I think we kind of act how we perceive the person we are around wants us to act.  We try to be the exact replica of what we think that for that person is ideal.  But even if it’s subconscious, different traits of ours that are less than ideal always break through at some point.  This is when people realize they don’t know you.  This is when relationships end.  This is when people leave.  I feel like it’d hurt a lot more if people rejected entirely who I am rather than just a faint shadow of it.  Maybe, we put on a mask just because we know that we aren’t yet who we want to be, and we don’t want others to see us until we are perfect.
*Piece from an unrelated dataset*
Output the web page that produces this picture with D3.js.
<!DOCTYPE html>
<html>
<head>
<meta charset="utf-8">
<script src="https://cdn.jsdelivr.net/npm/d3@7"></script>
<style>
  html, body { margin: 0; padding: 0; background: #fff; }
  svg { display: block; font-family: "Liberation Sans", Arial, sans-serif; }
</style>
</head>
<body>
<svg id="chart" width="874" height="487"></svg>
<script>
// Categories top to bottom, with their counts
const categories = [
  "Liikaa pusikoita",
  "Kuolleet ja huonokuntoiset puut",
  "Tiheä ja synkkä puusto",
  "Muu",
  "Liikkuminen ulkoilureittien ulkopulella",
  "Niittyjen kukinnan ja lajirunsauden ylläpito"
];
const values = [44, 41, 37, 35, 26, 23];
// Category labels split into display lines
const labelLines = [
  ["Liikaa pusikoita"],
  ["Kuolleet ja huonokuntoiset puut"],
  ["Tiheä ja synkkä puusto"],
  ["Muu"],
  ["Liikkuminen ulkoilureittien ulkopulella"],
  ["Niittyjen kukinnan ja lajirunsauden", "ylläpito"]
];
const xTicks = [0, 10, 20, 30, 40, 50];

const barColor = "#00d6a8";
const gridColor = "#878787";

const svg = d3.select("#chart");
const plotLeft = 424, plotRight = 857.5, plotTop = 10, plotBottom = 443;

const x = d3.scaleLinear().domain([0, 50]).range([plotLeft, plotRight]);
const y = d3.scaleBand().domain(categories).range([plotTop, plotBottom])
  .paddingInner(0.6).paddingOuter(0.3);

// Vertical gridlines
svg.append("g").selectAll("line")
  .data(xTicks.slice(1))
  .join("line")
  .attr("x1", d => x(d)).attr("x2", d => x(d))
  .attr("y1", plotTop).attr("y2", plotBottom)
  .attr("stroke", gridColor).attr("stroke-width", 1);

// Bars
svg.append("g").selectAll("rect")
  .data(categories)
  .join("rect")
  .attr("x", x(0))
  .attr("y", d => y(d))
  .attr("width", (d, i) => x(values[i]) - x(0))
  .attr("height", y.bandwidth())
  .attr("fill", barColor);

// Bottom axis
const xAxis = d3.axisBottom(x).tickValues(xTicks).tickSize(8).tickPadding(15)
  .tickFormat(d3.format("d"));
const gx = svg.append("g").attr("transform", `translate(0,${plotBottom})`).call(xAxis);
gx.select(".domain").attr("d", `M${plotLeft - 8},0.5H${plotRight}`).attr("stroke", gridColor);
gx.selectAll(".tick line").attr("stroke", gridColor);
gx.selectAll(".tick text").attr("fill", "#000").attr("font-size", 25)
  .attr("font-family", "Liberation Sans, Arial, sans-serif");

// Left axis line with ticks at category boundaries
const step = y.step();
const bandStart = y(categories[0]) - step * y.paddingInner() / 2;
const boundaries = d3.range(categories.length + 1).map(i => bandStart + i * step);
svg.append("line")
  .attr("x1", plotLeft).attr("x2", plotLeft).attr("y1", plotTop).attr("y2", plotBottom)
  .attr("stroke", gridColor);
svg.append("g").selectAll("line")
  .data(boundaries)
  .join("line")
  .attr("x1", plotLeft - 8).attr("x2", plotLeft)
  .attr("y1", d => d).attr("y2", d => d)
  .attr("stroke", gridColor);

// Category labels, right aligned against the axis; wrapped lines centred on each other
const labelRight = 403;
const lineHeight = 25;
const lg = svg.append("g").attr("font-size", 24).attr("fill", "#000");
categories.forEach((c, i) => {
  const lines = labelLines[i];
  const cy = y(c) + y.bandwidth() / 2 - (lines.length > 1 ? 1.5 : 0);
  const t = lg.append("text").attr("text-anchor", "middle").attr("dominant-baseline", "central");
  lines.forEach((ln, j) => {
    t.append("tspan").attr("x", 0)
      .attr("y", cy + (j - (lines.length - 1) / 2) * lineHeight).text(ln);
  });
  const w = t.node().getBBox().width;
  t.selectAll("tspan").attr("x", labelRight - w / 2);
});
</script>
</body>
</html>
I don’t really think there is one clear solution.  I know a lot of people struggle with identity and where in this world they fit in.  I can’t just be me when I don’t really know who I am yet.

-Love, Dee

Posted in Emotions

Broken Attracts Broken

“Sometimes the most beautiful people are beautifully broken.” ― Robert M Drake

A lot of people consider themselves to be broken.  It may be because of a traumatic past or a mental illness or because they just feel like they mess everything up.  Some people hide this the best they can and try to fill their live and be whole.  They lock it up where no one can see and shut off their emotions.  Other people embrace being broken. It’s just part of who they are, and it may be easy to see.

I feel that at least in my experience, broken attracts broken.   This seems to happen for me even when I can’t tell in the beginning if they are broken.  I’m not really sure why this happens.  Maybe we think we can fix each other or that two broken people can make one whole person.  Maybe we just see it as the only option.
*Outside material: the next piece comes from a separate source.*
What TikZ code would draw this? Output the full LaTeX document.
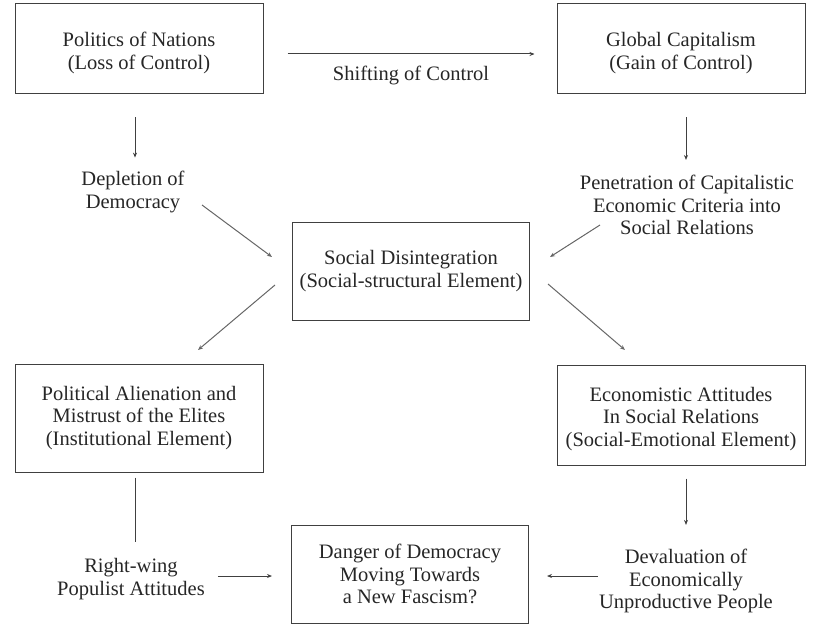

If I am around or with someone who I perceive to be whole and unbroken, I don’t feel that I can truly be myself.  I build up a wall and pretend that I am completely together.  I don’t want to bother them, and I don’t want their pity.  The problem is I can’t keep up that act forever.  Eventually, the wall crumbles and they see at least a part of who I really am, and I am a mess.  They don’t like the real person and they leave, or they feel bad for you and they stay, but neither way feels good to you.  You can’t be who they want you to, but you feel pressured to try and to pretendto be.   They never fully understand why you are that way and they can never fully accept it even though they say they do.

“I like that you’re broken
Broken like me
Maybe that makes me a fool
I like that you’re lonely
Lonely like me
I could be lonely with you” -from the song Broken by lovelytheband

I guess subconsciously I choose broken people to protect myself from all that.  I’m more able to be my self around these people. I can be vulnerable.  I don’t have to pretend I’m fine.  I don’t have to hide truths about myself.  I feel more accepted.  I know this isn’t always the case of it being a good thing.  I mean sometimes with all our issues we can hurt each other and inflict pain unintentionally, but somehow, at least for me, it’s still easier.

With other broken people, you don’t feel like you’re a problem that needs to be fixed or have to feel bad about yourself.  You just are.  They’re the same as you, and they’ve been there.  you can just be there for each other without having to explain to someone who never understands.  Even if you’re suffering intrinsically, you can get through it together.  It’s all so much easier when you are around people who feel the same things and experience the same kind of things.

Maybe, I look at this completely wrong, but I know what is easier for me.  I know that when I’m with people like me, I don’t feel so alone.  Everything seems so much more bearable.